[Start of Record extracts]
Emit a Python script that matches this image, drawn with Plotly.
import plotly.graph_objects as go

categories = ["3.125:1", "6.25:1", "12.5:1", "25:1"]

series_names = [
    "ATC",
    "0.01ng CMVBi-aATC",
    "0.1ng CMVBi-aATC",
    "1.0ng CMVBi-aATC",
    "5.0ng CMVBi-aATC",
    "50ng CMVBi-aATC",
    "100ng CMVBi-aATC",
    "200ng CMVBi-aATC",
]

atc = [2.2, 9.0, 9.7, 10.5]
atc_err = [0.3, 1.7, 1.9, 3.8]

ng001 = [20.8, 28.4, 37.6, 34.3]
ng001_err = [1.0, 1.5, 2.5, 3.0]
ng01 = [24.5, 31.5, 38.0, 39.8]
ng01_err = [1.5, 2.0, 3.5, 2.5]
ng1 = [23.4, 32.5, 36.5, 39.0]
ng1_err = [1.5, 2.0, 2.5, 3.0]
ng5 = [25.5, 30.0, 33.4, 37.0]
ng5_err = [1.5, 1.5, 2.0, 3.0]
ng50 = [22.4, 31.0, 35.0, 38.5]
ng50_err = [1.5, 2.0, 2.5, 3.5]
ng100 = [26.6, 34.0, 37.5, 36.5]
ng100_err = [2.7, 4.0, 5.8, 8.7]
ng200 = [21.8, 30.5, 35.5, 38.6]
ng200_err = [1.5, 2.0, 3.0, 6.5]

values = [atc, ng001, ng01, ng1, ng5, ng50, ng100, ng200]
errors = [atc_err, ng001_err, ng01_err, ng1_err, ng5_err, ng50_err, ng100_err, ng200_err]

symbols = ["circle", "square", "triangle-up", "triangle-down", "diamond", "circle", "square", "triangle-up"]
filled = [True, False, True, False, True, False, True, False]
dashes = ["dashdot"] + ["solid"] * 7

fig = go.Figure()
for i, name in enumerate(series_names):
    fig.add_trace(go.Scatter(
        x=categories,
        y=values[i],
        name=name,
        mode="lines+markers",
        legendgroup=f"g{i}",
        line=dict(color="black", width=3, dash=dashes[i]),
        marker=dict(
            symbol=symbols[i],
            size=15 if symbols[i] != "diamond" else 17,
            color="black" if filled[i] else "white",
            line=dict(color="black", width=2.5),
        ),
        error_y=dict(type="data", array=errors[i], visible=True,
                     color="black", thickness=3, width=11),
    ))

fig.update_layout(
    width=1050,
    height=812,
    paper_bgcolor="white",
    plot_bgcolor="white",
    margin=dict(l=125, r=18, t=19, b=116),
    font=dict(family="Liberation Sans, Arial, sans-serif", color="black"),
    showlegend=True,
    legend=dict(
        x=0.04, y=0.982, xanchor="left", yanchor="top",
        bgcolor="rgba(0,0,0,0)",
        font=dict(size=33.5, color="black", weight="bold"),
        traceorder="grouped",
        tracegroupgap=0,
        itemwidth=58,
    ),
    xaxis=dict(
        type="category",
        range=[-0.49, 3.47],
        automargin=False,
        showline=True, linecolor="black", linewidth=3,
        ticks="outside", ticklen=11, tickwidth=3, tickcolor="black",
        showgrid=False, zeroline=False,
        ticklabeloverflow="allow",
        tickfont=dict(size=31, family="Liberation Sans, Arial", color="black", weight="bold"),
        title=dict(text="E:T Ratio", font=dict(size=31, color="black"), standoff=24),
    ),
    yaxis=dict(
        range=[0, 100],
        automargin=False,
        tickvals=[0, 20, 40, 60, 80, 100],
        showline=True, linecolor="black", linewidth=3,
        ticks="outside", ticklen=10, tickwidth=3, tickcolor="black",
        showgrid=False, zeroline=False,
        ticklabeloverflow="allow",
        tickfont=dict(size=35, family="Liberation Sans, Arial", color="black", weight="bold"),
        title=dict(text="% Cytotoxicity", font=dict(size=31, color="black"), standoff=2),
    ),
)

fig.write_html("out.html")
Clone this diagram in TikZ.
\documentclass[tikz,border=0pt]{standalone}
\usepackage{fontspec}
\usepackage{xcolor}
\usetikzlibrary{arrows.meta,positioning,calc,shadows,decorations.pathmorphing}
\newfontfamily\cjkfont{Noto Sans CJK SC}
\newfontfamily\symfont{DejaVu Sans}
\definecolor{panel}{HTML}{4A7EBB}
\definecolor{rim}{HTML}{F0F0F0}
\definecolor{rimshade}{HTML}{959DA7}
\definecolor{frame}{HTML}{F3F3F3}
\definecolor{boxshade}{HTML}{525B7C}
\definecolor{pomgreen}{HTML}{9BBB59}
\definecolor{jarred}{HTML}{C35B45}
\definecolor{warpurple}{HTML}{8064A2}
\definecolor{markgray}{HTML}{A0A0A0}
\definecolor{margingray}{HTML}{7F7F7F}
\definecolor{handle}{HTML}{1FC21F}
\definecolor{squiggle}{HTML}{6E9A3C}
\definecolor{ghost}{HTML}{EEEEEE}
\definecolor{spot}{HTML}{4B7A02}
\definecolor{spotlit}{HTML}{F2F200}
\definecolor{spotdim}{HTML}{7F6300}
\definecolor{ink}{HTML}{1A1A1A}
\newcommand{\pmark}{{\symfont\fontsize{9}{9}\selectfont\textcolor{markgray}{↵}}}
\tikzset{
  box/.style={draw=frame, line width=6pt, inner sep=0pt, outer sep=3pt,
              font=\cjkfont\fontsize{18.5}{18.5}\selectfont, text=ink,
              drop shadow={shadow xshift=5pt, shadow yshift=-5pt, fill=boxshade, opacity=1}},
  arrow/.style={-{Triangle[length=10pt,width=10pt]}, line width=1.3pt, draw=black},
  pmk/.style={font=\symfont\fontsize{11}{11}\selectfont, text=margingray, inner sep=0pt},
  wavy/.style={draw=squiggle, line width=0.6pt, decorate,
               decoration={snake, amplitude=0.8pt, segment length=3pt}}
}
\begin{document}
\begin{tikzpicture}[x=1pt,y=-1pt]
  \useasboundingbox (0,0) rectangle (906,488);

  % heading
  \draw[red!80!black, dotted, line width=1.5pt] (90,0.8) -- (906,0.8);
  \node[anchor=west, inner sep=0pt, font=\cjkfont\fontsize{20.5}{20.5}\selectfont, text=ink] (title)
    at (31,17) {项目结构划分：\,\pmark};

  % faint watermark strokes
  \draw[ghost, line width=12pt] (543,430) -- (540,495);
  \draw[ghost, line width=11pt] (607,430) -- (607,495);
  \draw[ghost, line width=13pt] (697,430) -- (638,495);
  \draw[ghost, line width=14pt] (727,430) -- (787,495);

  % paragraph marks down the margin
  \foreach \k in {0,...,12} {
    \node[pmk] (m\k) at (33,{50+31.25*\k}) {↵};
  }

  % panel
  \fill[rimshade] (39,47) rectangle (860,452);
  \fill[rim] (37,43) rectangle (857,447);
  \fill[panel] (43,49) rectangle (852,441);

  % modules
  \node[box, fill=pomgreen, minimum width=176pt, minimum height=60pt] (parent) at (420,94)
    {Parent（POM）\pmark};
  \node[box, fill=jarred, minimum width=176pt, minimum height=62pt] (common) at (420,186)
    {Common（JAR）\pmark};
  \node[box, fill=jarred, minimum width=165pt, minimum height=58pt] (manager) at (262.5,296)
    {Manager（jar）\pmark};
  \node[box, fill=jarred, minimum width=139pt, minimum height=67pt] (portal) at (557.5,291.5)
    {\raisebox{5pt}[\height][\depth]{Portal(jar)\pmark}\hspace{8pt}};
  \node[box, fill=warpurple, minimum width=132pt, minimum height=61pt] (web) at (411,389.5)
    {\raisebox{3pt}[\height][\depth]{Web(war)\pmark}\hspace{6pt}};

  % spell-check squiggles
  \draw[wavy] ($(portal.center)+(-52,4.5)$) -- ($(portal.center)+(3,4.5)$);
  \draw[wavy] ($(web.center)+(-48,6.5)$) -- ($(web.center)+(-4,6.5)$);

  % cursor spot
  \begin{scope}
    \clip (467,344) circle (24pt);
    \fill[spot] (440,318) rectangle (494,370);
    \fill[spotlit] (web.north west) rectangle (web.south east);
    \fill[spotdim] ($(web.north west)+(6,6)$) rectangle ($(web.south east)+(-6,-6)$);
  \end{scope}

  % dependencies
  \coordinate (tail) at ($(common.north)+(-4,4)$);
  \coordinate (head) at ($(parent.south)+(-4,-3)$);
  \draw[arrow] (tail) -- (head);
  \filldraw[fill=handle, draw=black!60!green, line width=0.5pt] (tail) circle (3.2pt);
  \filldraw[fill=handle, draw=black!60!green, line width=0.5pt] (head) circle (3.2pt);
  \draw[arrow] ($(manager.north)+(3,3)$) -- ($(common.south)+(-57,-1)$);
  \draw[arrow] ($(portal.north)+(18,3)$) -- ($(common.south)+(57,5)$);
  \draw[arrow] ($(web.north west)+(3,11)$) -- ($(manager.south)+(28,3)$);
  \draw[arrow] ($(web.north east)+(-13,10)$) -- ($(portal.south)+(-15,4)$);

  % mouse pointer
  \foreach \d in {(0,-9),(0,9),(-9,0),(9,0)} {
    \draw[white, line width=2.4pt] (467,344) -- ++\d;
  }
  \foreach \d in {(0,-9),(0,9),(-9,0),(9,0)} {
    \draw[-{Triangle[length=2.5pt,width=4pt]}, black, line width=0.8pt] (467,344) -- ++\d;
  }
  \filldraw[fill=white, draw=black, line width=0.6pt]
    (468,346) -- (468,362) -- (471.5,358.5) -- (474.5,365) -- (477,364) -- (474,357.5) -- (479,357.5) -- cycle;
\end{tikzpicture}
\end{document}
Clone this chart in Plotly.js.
[End of Record extracts]
Instruction: Look through the data above. Copy every line with the string "Clone" in it.

Answer in full:
Clone this diagram in TikZ.
Clone this chart in Plotly.js.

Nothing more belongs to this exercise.